Mas ainda há muita dificuldade para um diagnóstico preciso e da evolução do caso, pois só é feito com o estudo do cérebro do ex-atleta após a morte. Os avanços científicos já permitem algumas avaliações, em nível de pesquisa, de marcadores da ETC, como a proteína TAU, em exames de imagem e da retirada do liquor cerebral, o fluido que atua como amortecedor das estruturas cerebrais e fornece nutrientes. Se a proteína for encontrada em alta quantidade em determinadas regiões do órgão, a doença pode ser confirmada. Os especialistas acreditam que, em breve, os marcadores poderão ser identificados num simples exame de sangue, facilitando a identificação, o acompanhamento e o tratamento da doença.
Recentemente, ex-jogadores da seleção da Inglaterra campeã de 1966 tiveram diagnósticos de demência, como Bobby Charlton, ou morreram em decorrência da doença, como Nobby Stiles. Neste último caso, o neuropatologista Willie Stewars estudou o cérebro de Stiles e associou os danos cerebrais ao ato de cabecear a bola. Nos anos 1960, a bola era de couro e bem mais pesada do que as atuais.

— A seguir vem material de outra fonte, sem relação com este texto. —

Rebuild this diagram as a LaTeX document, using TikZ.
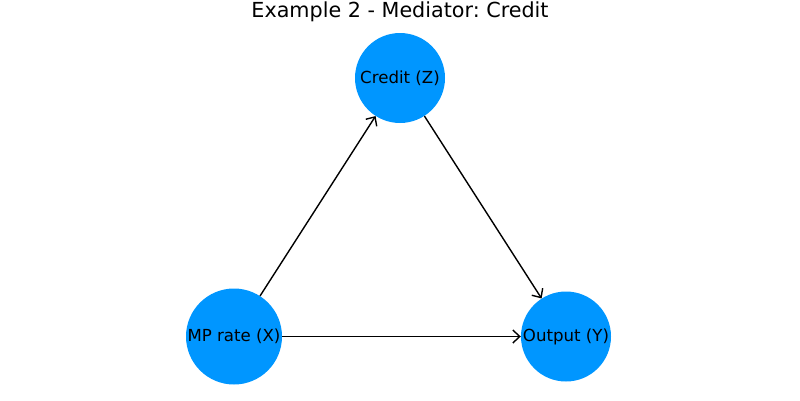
\documentclass[tikz,border=0pt]{standalone}
\usepackage{fontspec}
\setmainfont{DejaVu Sans}
\usetikzlibrary{arrows.meta}
\definecolor{nodeblue}{HTML}{0096FF}
\frenchspacing
\begin{document}
\begin{tikzpicture}[x=1pt,y=-1pt,
  vnode/.style={circle,fill=nodeblue,inner sep=0pt,font=\fontsize{16.6}{20}\selectfont},
  conn/.style={line width=1.4pt,-{Straight Barb[length=7pt,width=13pt,line width=1.4pt]}}]
\useasboundingbox (0,0) rectangle (800,400);
\node[font=\fontsize{20.7}{24}\selectfont] (title) at (400,12) {Example 2 - Mediator: Credit};
\node[vnode,minimum size=90pt] (z) at (400,78) {Credit (Z)};
\node[vnode,minimum size=96pt] (x) at (234,336.5) {MP rate (X)};
\node[vnode,minimum size=90pt] (y) at (566,336.5) {Output (Y)};
\draw[conn] (x) -- (z);
\draw[conn] (z) -- (y);
\draw[conn] (x) -- (y);
\end{tikzpicture}
\end{document}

A relação, no entanto, ainda não está clara e divide os especialistas. Nos Estados Unidos, por exemplo, há recomendação de não treinar o cabeceio nas categorias de base, pois o cérebro das crianças ainda está em formação. No Brasil, não há qualquer medida nesse sentido. O neurologista Paulo Caramelli, da Universidade Federal de Minas Gerais (UFMG), coordena um estudo com jogadores do Atlético-MG e do América-MG. O trabalho teve de ser paralisado por causa da pandemia antes da conclusão dos testes. “Há poucos estudos no futebol profissional com jogadores na ativa. A ideia é acompanhar um grupo de jogadores com avaliações cognitivas clássicas, testes computadorizados que medem a acurácia da resposta e tempo de reação e ressonância magnética. E fazer a comparação com um grupo de controle com características semelhantes, mas que não pratica futebol. Assim poderemos ver se há mudanças ao longo do tempo”, disse Caramelli, ressaltando que o protocolo precisa ser levado a sério e ser bastante divulgado. “A torcida fica encantada com a raça do jogador, aquele que morre pelo time. No calor do jogo, o atleta sempre vai querer jogar. Nessa hora, a palavra final tem de ser do médico.”
Qualquer medida, no entanto, é bem-vista pelos cientistas da área. A maior dificuldade, justamente, é estabelecer uma causa exata, cujas consequências só vão aparecer daqui a duas décadas, quando poderá ser tarde demais.